Je suis quelque peu en panne de lecture depuis que j’ai fini Les disparus début juillet, ce qui a pour avantage une liste de livres à chroniquer réduite comme peau de chagrin, mais ce qui m’a aussi fait commencer, puis reposer en soupirant, plusieurs livres empruntés à la bibliothèque… pas envie de roman noir américain, ni d’autofiction à la française, ni de nature writing, ni de roman russe un peu allumé… Dans ce cas, un polar peut faire l’affaire, mais ma pile de polars a fondu. Et voici La servante écarlate, que j’avais commencé il y a quelques années et qui revient sur le devant de la scène grâce à la série. Donnons-lui donc une deuxième chance !
« Nous étions les gens dont on ne parlait pas dans les journaux. Nous vivions dans les espaces blancs et vides en marge du texte imprimé. Cela nous donnait davantage de liberté.
Nous vivions dans les brèches entre les histoires. »
Defred, c’est le nom qu’elle a maintenant, cette servante toute de rouge vêtue, aux fonctions bien particulières. Dans la république de Gilead, les femmes dépendent, sans en avoir eu le choix, de différentes catégories : épouses, cuisinières ou servantes destinées à procréer, lorsque la fécondité baisse de manière alarmante. Dans cet univers extrêmement codifié, rien n’est laissé au hasard, et tout est fait pour que personne, et les femmes en particulier, ne soit amené à penser par lui-même : plus de livres, des émissions de radio lénifiantes, des exécutions sommaires destinées à frapper les esprits…
« Je suis donc couchée à l’intérieur de la chambre sous l’œil en plâtre du plafond, derrière les rideaux blancs, entre les draps, aussi lisse qu’eux, et je fais un pas de côté pour sortir de ce temps qui m’appartient. Sortir du temps. Pourtant c’est bien ceci le temps et je ne suis pas à l’extérieur.
Mais la nuit est mon moment de sortie. Où irai-je ? »
Ce roman évoque 1984 de George Orwell ou Fahrenheit 451 de Ray Bradbury, et présente un avenir monstrueux, sans être complètement inimaginable. Le monologue de Defred laisse entrevoir sa personnalité, forte, qui n’a pas rompu malgré les événements traumatisants qu’elle a vécu. Elle s’autorise parfois en pensée à regarder en arrière, vers le moment où tout a commencé à se dégrader, et ce sont des moments perturbants là encore, tant l’identification se fait facilement. Ça provoque des frissons d’angoisse et de colère !
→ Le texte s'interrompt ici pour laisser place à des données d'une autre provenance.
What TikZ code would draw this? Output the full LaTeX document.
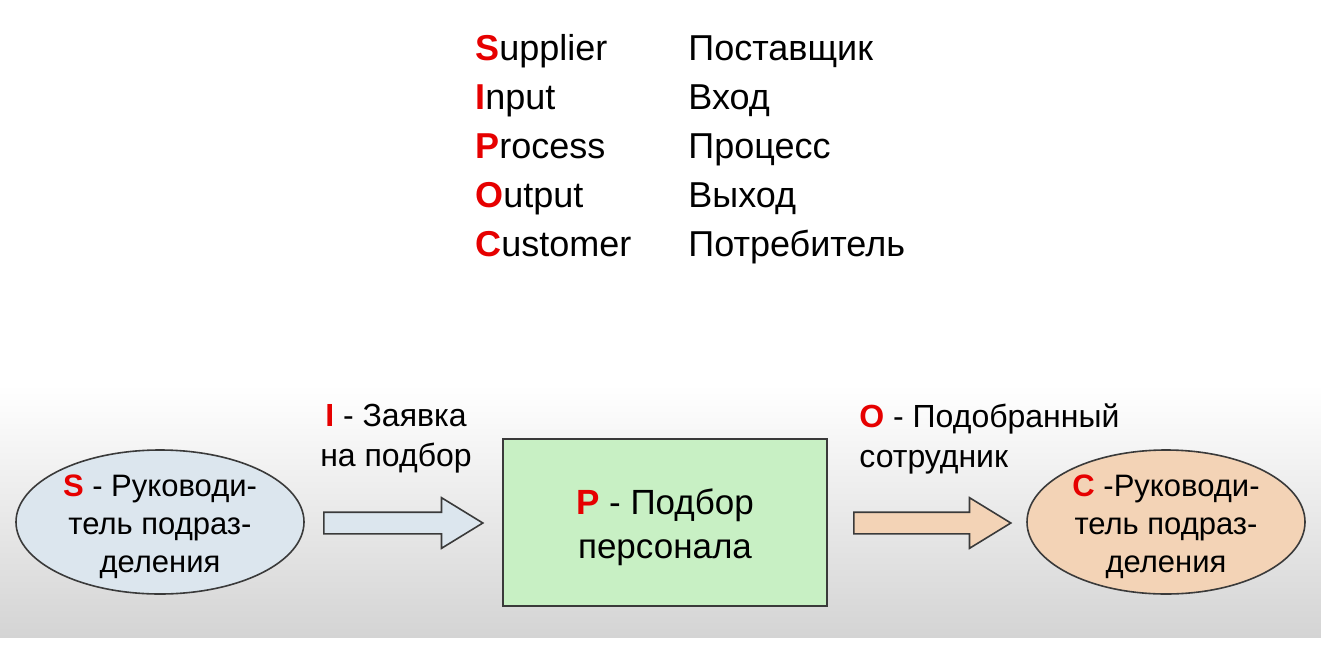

Et l’écriture, superbe, donne encore plus de force à ce que la jeune femme raconte… Ce n’est pas un roman précipité, haletant, mais un texte qui prend le temps de suivre son personnage principal, d’imaginer son évolution, ses possibilités d’action…
Alors, ai-je bien fait de reprendre ce roman ? Bien sûr, et je suis impatiente maintenant de découvrir davantage les romans de Margaret Atwood. En aurez-vous à me recommander ? En attendant la sortie de The testaments (parution en anglais en septembre) qui sera une suite, quinze ans après, de La servante écarlate, et qui éclairera peut-être la fin du roman… ah, quelle fin !
La servante écarlate (The handmaid’s tale, 1985), Robert Laffont, 1987, 2015 pour cette édition de poche, traduction de Sylviane Rué, 522 pages, dont une postface de l’auteure.
Repéré chez Ariane… Je lui ai donné une deuxième chance.